To a nondualist like myself, categories are simply a tool, and are only useful to the point that they can accurately, or somewhat accurately, describe complex forces and experiences. A nondualist doesn’t have to reject dualistic categories or dichotomies, they simply have to understand that yin and yang are two sides of the same coin, and that the truth is the coin itself. One cannot exist without the other, without your Extroverted iNtuition, your Introverted Sensing could never have been, and vice versa.

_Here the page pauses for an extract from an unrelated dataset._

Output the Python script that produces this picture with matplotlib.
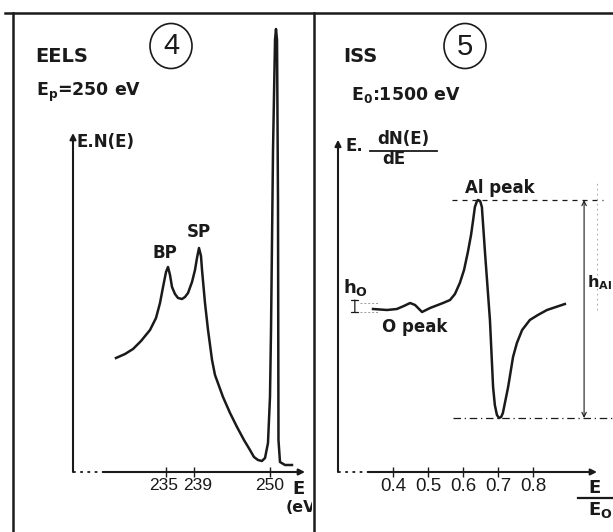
import matplotlib
matplotlib.use("Agg")
import matplotlib.pyplot as plt
from matplotlib.patches import Ellipse, Rectangle
from matplotlib.lines import Line2D
from matplotlib.transforms import ScaledTranslation
from matplotlib import font_manager

# EELS spectrum (panel 4): energy (eV) vs E.N(E) (arbitrary units)
eels_E = [227.75, 229.06, 230.22, 231.38, 232.68, 233.55, 234.13, 234.57, 235.00,
          235.29, 235.58, 235.87, 236.30, 236.74, 237.32, 237.75, 238.19, 238.77,
          239.20, 239.49, 239.78, 240.07, 240.22, 240.65, 241.09, 241.67, 242.10,
          243.26, 244.28, 245.29, 246.30, 247.17, 247.75, 248.33, 248.90, 249.35,
          249.78, 250.07, 250.22, 250.51, 250.80, 250.94, 251.09, 251.23, 251.30,
          251.52, 252.25, 253.26]
eels_I = [114, 118, 123, 131, 142, 154, 169, 185, 200,
          205, 197, 185, 178, 174, 173, 175, 179, 190,
          202, 214, 224, 216, 202, 169, 142, 112, 97,
          75, 59, 45, 32, 22, 15, 12, 11, 14,
          29, 75, 142, 322, 432, 443, 432, 272, 32,
          10, 7, 7]
eels_ticks = [235, 239, 250]
eels_ticklabels = ["235", "239", "250"]

# ISS spectrum (panel 5): E/E0 vs E.dN(E)/dE (arbitrary units)
iss_x = [0.343, 0.383, 0.411, 0.431, 0.449, 0.463, 0.483, 0.506, 0.543, 0.563,
         0.577, 0.591, 0.603, 0.614, 0.623, 0.629, 0.634, 0.640, 0.643, 0.649,
         0.654, 0.663, 0.677, 0.686, 0.691, 0.697, 0.703, 0.709, 0.714, 0.729,
         0.743, 0.754, 0.769, 0.791, 0.814, 0.840, 0.891]
iss_y = [163, 162, 163, 166, 169, 167, 160, 164, 169, 172,
         178, 189, 202, 220, 237, 252, 265, 271, 272, 271,
         265, 219, 152, 85, 67, 57, 54, 55, 59, 85,
         115, 129, 142, 152, 157, 162, 168]
iss_ticks = [0.4, 0.5, 0.6, 0.7, 0.8]
iss_ticklabels = ["0.4", "0.5", "0.6", "0.7", "0.8"]

W, H = 613, 532
ink = "#1a1a1a"

def fx(px):
    return px / W

def fy(py):
    return 1 - py / H

names = {f.name for f in font_manager.fontManager.ttflist}
narrow = "DejaVu Sans"
for cand in ["Liberation Sans Narrow", "Liberation Sans"]:
    if cand in names:
        narrow = cand
        break

plt.rcParams["font.family"] = "DejaVu Sans"
plt.rcParams["mathtext.fontset"] = "dejavusans"
plt.rcParams["mathtext.default"] = "bf"

fig = plt.figure(figsize=(6.13, 5.32), dpi=100)
fig.patch.set_facecolor("white")

# frame lines of the original plate
for xs, ys in [([5, 613], [13, 13]), ([12.5, 12.5], [13, 532]), ([313.5, 313.5], [13, 532])]:
    fig.add_artist(Line2D([fx(x) for x in xs], [fy(y) for y in ys],
                          transform=fig.transFigure, color=ink, lw=1.8))

ax1 = fig.add_axes([fx(73), fy(472), fx(305) - fx(73), fy(20) - fy(472)])
ax2 = fig.add_axes([fx(338), fy(472), fx(597) - fx(338), fy(20) - fy(472)])
ax1.set_xlim(221.52, 255.145)
ax2.set_xlim(0.2429, 0.9829)

for ax, ytop, xdot, lsize in [(ax1, 0.75, 0.13, 12.5), (ax2, 0.735, 0.116, 13.5)]:
    ax.set_ylim(0, 452)
    ax.patch.set_alpha(0)
    for s in ax.spines.values():
        s.set_visible(False)
    ax.set_yticks([])
    ax.annotate("", xy=(0, ytop), xytext=(0, 0), xycoords="axes fraction",
                arrowprops=dict(arrowstyle="-|>", lw=1.5, color=ink,
                                mutation_scale=9, shrinkA=0, shrinkB=0))
    ax.plot([0, xdot], [0, 0], transform=ax.transAxes, color=ink, lw=1.3,
            ls=(0, (1.5, 2.5)), clip_on=False)
    ax.annotate("", xy=(1, 0), xytext=(xdot, 0), xycoords="axes fraction",
                arrowprops=dict(arrowstyle="-|>", lw=1.5, color=ink,
                                mutation_scale=9, shrinkA=0, shrinkB=0))
    ax.tick_params(axis="x", direction="inout", length=7, width=1, color=ink,
                   pad=1, labelsize=lsize, labelcolor=ink)

ax1.set_xticks(eels_ticks)
ax1.set_xticklabels(eels_ticklabels, family=narrow)
ax2.set_xticks(iss_ticks)
ax2.set_xticklabels(iss_ticklabels, family=narrow)

# hand-lettered labels sit slightly apart on the original
fig.canvas.draw()
for lab, dx in zip(ax1.get_xticklabels(), [-2, 4, 0]):
    lab.set_transform(lab.get_transform() + ScaledTranslation(dx / 100, 0, fig.dpi_scale_trans))

ax1.plot(eels_E, eels_I, color=ink, lw=1.8, solid_joinstyle="round", clip_on=False)
ax2.plot(iss_x, iss_y, color=ink, lw=1.8, solid_joinstyle="round", clip_on=False)

# peak-to-peak construction for the Al peak
al_top, al_bot = max(iss_y), min(iss_y)
ax2.plot([0.569, 1.0], [al_top, al_top], color=ink, lw=0.9, ls=(0, (4, 4)), clip_on=False)
ax2.plot([0.571, 1.03], [al_bot, al_bot], color=ink, lw=0.9, ls=(0, (6, 3, 1, 3)), clip_on=False)
ax2.annotate("", xy=(0.946, al_top), xytext=(0.946, al_bot),
             arrowprops=dict(arrowstyle="<->", lw=0.8, color=ink, shrinkA=0, shrinkB=0,
                             mutation_scale=8), annotation_clip=False)
ax2.plot([0.983, 0.983], [162, 292], color="#999999", lw=0.6, ls=(0, (2, 4)), clip_on=False)

# h_O construction
ax2.plot([0.306, 0.357], [169, 169], color="#9a9a9a", lw=0.7, ls=(0, (2, 2)), clip_on=False)
ax2.plot([0.306, 0.357], [160, 160], color="#9a9a9a", lw=0.7, ls=(0, (2, 2)), clip_on=False)
ax2.annotate("", xy=(0.291, 172), xytext=(0.291, 160),
             arrowprops=dict(arrowstyle="|-|, widthA=0.25, widthB=0.25", lw=0.9,
                             color=ink, shrinkA=0, shrinkB=0), annotation_clip=False)

# circled panel numbers
for cx in [171, 465]:
    fig.add_artist(Ellipse((fx(cx), fy(46)), 42 / W, 45 / H, transform=fig.transFigure,
                           fill=False, lw=1.2, ec=ink))
fig.text(fx(171), fy(46), "4", ha="center", va="center", fontsize=21, family=narrow, color=ink)
fig.text(fx(465), fy(47), "5", ha="center", va="center", fontsize=21, family=narrow, color=ink)

bold = dict(fontweight="bold", color=ink)
fig.text(fx(35), fy(57), "EELS", ha="left", va="center", fontsize=14, **bold)
fig.text(fx(36), fy(92), "E$_p$=250 eV", ha="left", va="center", fontsize=12.5, **bold)
fig.text(fx(77), fy(142), "E.N(E)", ha="left", va="center", fontsize=12, **bold)
fig.text(fx(165), fy(253), "BP", ha="center", va="center", fontsize=12, **bold)
fig.text(fx(199), fy(232), "SP", ha="center", va="center", fontsize=12, **bold)
fig.text(fx(298), fy(489), "E", ha="center", va="center", fontsize=13, **bold)
t = fig.text(fx(286), fy(508), "(eV)", ha="left", va="center", fontsize=11.5, **bold)
t.set_clip_path(Rectangle((0, 0), fx(312), 1, transform=fig.transFigure))

fig.text(fx(343), fy(57), "ISS", ha="left", va="center", fontsize=14, **bold)
fig.text(fx(351), fy(95), "E$_0$:1500 eV", ha="left", va="center", fontsize=12.5, **bold)
fig.text(fx(345), fy(146), "E.", ha="left", va="center", fontsize=12, **bold)
fig.text(fx(403), fy(139), "dN(E)", ha="center", va="center", fontsize=12, **bold)
fig.add_artist(Line2D([fx(370), fx(437)], [fy(151), fy(151)], transform=fig.transFigure,
                      color=ink, lw=1.3))
fig.text(fx(394), fy(159), "dE", ha="center", va="center", fontsize=12, **bold)
fig.text(fx(500), fy(188), "Al peak", ha="center", va="center", fontsize=12, **bold)
fig.text(fx(343), fy(287), "h$_O$", ha="left", va="center", fontsize=13, **bold)
fig.text(fx(415), fy(327), "O peak", ha="center", va="center", fontsize=12, **bold)
fig.text(fx(587), fy(283), "h$_{Al}$", ha="left", va="center", fontsize=11.5, **bold)
fig.text(fx(595), fy(488), "E", ha="center", va="center", fontsize=13, **bold)
fig.add_artist(Line2D([fx(578), fx(613)], [fy(498), fy(498)], transform=fig.transFigure,
                      color=ink, lw=1.6))
fig.text(fx(588), fy(510), "E$_O$", ha="left", va="center", fontsize=13, **bold)

fig.savefig("out.png", dpi=100)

We can on a day to day basis switch between them, or use them, as we see fit to meet our long-term goals and desires, but to raise one of them forward as the master, and to subjugate the other as the slave, or to hope to one day “overcome” one of the functions and to resolve inner conflict by force of one side winning, that is impossible. The striving for one force to win, or for your Introverted iNtuition to one day “conquer” Extroverted Sensing, is a naive fantasy.
The only way one side can win is if it also loses. I tried, for the longest time, but eventually, I saw the futility of it. Now, I continue to speak about personality psychology, because I see the value and use of these categories as transitory, open-ended concepts, that help us navigate and understand our day to day life, where we are stuck, and where we have developed an unhealthy fixation. What about you? How do you reconcile the idea of using fixed categories with scientific standards? How do you look at the conflict between nonduality and dualism?



Your river metaphor is exactly the right frame, and Jung arriving at the same place as the Eastern sages without prior knowledge is quite astonishing.
I've been sitting with a similar question: how BaZi astrology fits within a nondualist framework. Here's what I arrived at (I'm copying/pasting my notes):
BaZi as a Map of Jiva
In Vedantic philosophy, the human being is understood as Atman, pure, unchanging awareness, temporarily individuated through layers of manifestation into what is called Jiva: the soul as it moves through incarnated experience, conditioned by karma, nature, and time.
BaZi, the Chinese system of destiny analysis based on birth date and time, maps this level precisely. Its elements, pillars, and cycles describe the vital and emotional-psychological layers of a person, their temperament, relational patterns, timing rhythms, and inner tensions. Rich, precise, and genuinely useful. But inherently within the realm of Prakriti, the manifest field of nature's qualities, rather than pointing toward the witness behind it.
Viewed through Rudolf Steiner's framework, BaZi spans the etheric and astral bodies: the time-structured life forces visible in the pillar and cycle system, and the personalized soul qualities expressed through the Ten Gods and elemental dynamics. The Day Master sits at the threshold, the embryonic "I," but still a Jiva-level reference point, not Atman itself.
This is not a limitation but a clarification. BaZi offers a map of the temporary vehicle, not the passenger. Used wisely, it reduces suffering, increases self-awareness, and builds navigational clarity through incarnated life. Misused, it becomes another layer of identification, mistaking the chart for the self.
Occasionally, rare individuals transcend their chart, loosening identification with Jiva itself. BaZi can sometimes show who is inclined toward that work. It cannot map what lies beyond it.
This sounds more like it. Thanks for those quotes.